INFORMATION SUPPLIED:
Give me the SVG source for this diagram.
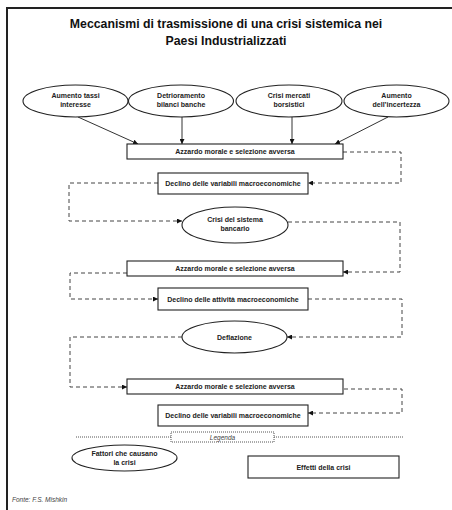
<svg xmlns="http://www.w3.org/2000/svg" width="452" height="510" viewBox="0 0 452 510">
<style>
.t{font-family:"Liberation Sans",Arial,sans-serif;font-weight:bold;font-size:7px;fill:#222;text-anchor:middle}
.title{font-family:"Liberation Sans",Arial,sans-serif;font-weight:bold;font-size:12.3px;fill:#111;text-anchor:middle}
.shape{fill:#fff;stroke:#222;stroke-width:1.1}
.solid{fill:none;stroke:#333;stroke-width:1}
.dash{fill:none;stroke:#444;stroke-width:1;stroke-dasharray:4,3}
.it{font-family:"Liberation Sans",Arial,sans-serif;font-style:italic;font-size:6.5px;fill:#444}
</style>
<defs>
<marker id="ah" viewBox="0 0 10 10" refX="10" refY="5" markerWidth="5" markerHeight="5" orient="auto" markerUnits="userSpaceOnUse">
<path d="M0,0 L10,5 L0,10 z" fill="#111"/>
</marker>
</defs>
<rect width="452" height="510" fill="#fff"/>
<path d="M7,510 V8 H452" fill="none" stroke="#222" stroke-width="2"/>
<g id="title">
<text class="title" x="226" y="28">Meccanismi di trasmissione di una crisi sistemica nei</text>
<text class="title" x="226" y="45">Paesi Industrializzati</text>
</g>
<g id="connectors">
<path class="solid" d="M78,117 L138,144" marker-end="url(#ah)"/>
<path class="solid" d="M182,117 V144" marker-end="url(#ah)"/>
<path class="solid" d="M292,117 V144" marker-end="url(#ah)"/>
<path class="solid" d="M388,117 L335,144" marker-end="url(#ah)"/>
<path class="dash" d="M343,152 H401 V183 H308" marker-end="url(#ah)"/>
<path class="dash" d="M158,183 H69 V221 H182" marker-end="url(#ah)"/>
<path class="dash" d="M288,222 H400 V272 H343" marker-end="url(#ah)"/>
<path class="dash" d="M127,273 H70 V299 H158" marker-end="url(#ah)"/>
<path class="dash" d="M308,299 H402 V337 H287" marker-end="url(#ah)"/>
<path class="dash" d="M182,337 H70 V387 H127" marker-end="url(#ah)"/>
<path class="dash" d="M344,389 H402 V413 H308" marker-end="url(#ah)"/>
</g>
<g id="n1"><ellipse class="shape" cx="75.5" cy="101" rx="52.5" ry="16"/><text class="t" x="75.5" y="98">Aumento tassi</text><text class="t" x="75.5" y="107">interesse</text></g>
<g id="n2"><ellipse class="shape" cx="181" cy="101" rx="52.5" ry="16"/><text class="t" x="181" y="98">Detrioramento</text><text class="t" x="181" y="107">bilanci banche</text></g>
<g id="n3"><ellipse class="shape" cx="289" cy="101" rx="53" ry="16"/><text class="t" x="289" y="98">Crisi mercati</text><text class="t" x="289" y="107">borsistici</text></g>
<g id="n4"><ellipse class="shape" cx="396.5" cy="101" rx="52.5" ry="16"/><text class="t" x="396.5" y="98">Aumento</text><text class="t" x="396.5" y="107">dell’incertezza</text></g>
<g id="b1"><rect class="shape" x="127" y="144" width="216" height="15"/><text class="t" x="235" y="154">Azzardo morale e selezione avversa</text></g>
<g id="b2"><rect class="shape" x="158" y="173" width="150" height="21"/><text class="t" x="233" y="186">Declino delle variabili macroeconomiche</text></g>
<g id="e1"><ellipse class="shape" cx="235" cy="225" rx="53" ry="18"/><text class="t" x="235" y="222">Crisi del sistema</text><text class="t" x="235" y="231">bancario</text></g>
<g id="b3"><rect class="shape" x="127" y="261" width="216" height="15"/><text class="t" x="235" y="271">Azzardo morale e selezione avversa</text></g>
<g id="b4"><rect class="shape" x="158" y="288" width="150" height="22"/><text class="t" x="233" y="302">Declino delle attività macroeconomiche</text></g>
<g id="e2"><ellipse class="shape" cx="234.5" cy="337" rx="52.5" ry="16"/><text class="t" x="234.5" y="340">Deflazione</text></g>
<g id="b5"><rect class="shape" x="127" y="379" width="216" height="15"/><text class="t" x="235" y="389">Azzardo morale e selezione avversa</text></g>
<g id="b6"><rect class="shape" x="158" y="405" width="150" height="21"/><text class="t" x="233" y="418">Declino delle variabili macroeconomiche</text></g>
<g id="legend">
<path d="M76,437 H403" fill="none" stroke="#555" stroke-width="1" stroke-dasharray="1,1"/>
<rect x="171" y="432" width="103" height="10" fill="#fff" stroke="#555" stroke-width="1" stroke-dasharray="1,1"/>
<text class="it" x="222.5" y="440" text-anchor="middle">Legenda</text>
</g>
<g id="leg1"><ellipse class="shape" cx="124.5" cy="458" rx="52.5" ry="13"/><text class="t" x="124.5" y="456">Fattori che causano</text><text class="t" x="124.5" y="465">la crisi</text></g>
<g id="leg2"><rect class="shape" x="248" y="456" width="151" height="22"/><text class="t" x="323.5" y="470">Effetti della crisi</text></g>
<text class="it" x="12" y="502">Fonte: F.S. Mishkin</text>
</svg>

EXERCISE GOAL: Word for word, quote the full listing, omitting every picture.

ANSWER TO THIS EXERCISE:
Give me the SVG source for this diagram.
<svg xmlns="http://www.w3.org/2000/svg" width="452" height="510" viewBox="0 0 452 510">
<style>
.t{font-family:"Liberation Sans",Arial,sans-serif;font-weight:bold;font-size:7px;fill:#222;text-anchor:middle}
.title{font-family:"Liberation Sans",Arial,sans-serif;font-weight:bold;font-size:12.3px;fill:#111;text-anchor:middle}
.shape{fill:#fff;stroke:#222;stroke-width:1.1}
.solid{fill:none;stroke:#333;stroke-width:1}
.dash{fill:none;stroke:#444;stroke-width:1;stroke-dasharray:4,3}
.it{font-family:"Liberation Sans",Arial,sans-serif;font-style:italic;font-size:6.5px;fill:#444}
</style>
<defs>
<marker id="ah" viewBox="0 0 10 10" refX="10" refY="5" markerWidth="5" markerHeight="5" orient="auto" markerUnits="userSpaceOnUse">
<path d="M0,0 L10,5 L0,10 z" fill="#111"/>
</marker>
</defs>
<rect width="452" height="510" fill="#fff"/>
<path d="M7,510 V8 H452" fill="none" stroke="#222" stroke-width="2"/>
<g id="title">
<text class="title" x="226" y="28">Meccanismi di trasmissione di una crisi sistemica nei</text>
<text class="title" x="226" y="45">Paesi Industrializzati</text>
</g>
<g id="connectors">
<path class="solid" d="M78,117 L138,144" marker-end="url(#ah)"/>
<path class="solid" d="M182,117 V144" marker-end="url(#ah)"/>
<path class="solid" d="M292,117 V144" marker-end="url(#ah)"/>
<path class="solid" d="M388,117 L335,144" marker-end="url(#ah)"/>
<path class="dash" d="M343,152 H401 V183 H308" marker-end="url(#ah)"/>
<path class="dash" d="M158,183 H69 V221 H182" marker-end="url(#ah)"/>
<path class="dash" d="M288,222 H400 V272 H343" marker-end="url(#ah)"/>
<path class="dash" d="M127,273 H70 V299 H158" marker-end="url(#ah)"/>
<path class="dash" d="M308,299 H402 V337 H287" marker-end="url(#ah)"/>
<path class="dash" d="M182,337 H70 V387 H127" marker-end="url(#ah)"/>
<path class="dash" d="M344,389 H402 V413 H308" marker-end="url(#ah)"/>
</g>
<g id="n1"><ellipse class="shape" cx="75.5" cy="101" rx="52.5" ry="16"/><text class="t" x="75.5" y="98">Aumento tassi</text><text class="t" x="75.5" y="107">interesse</text></g>
<g id="n2"><ellipse class="shape" cx="181" cy="101" rx="52.5" ry="16"/><text class="t" x="181" y="98">Detrioramento</text><text class="t" x="181" y="107">bilanci banche</text></g>
<g id="n3"><ellipse class="shape" cx="289" cy="101" rx="53" ry="16"/><text class="t" x="289" y="98">Crisi mercati</text><text class="t" x="289" y="107">borsistici</text></g>
<g id="n4"><ellipse class="shape" cx="396.5" cy="101" rx="52.5" ry="16"/><text class="t" x="396.5" y="98">Aumento</text><text class="t" x="396.5" y="107">dell’incertezza</text></g>
<g id="b1"><rect class="shape" x="127" y="144" width="216" height="15"/><text class="t" x="235" y="154">Azzardo morale e selezione avversa</text></g>
<g id="b2"><rect class="shape" x="158" y="173" width="150" height="21"/><text class="t" x="233" y="186">Declino delle variabili macroeconomiche</text></g>
<g id="e1"><ellipse class="shape" cx="235" cy="225" rx="53" ry="18"/><text class="t" x="235" y="222">Crisi del sistema</text><text class="t" x="235" y="231">bancario</text></g>
<g id="b3"><rect class="shape" x="127" y="261" width="216" height="15"/><text class="t" x="235" y="271">Azzardo morale e selezione avversa</text></g>
<g id="b4"><rect class="shape" x="158" y="288" width="150" height="22"/><text class="t" x="233" y="302">Declino delle attività macroeconomiche</text></g>
<g id="e2"><ellipse class="shape" cx="234.5" cy="337" rx="52.5" ry="16"/><text class="t" x="234.5" y="340">Deflazione</text></g>
<g id="b5"><rect class="shape" x="127" y="379" width="216" height="15"/><text class="t" x="235" y="389">Azzardo morale e selezione avversa</text></g>
<g id="b6"><rect class="shape" x="158" y="405" width="150" height="21"/><text class="t" x="233" y="418">Declino delle variabili macroeconomiche</text></g>
<g id="legend">
<path d="M76,437 H403" fill="none" stroke="#555" stroke-width="1" stroke-dasharray="1,1"/>
<rect x="171" y="432" width="103" height="10" fill="#fff" stroke="#555" stroke-width="1" stroke-dasharray="1,1"/>
<text class="it" x="222.5" y="440" text-anchor="middle">Legenda</text>
</g>
<g id="leg1"><ellipse class="shape" cx="124.5" cy="458" rx="52.5" ry="13"/><text class="t" x="124.5" y="456">Fattori che causano</text><text class="t" x="124.5" y="465">la crisi</text></g>
<g id="leg2"><rect class="shape" x="248" y="456" width="151" height="22"/><text class="t" x="323.5" y="470">Effetti della crisi</text></g>
<text class="it" x="12" y="502">Fonte: F.S. Mishkin</text>
</svg>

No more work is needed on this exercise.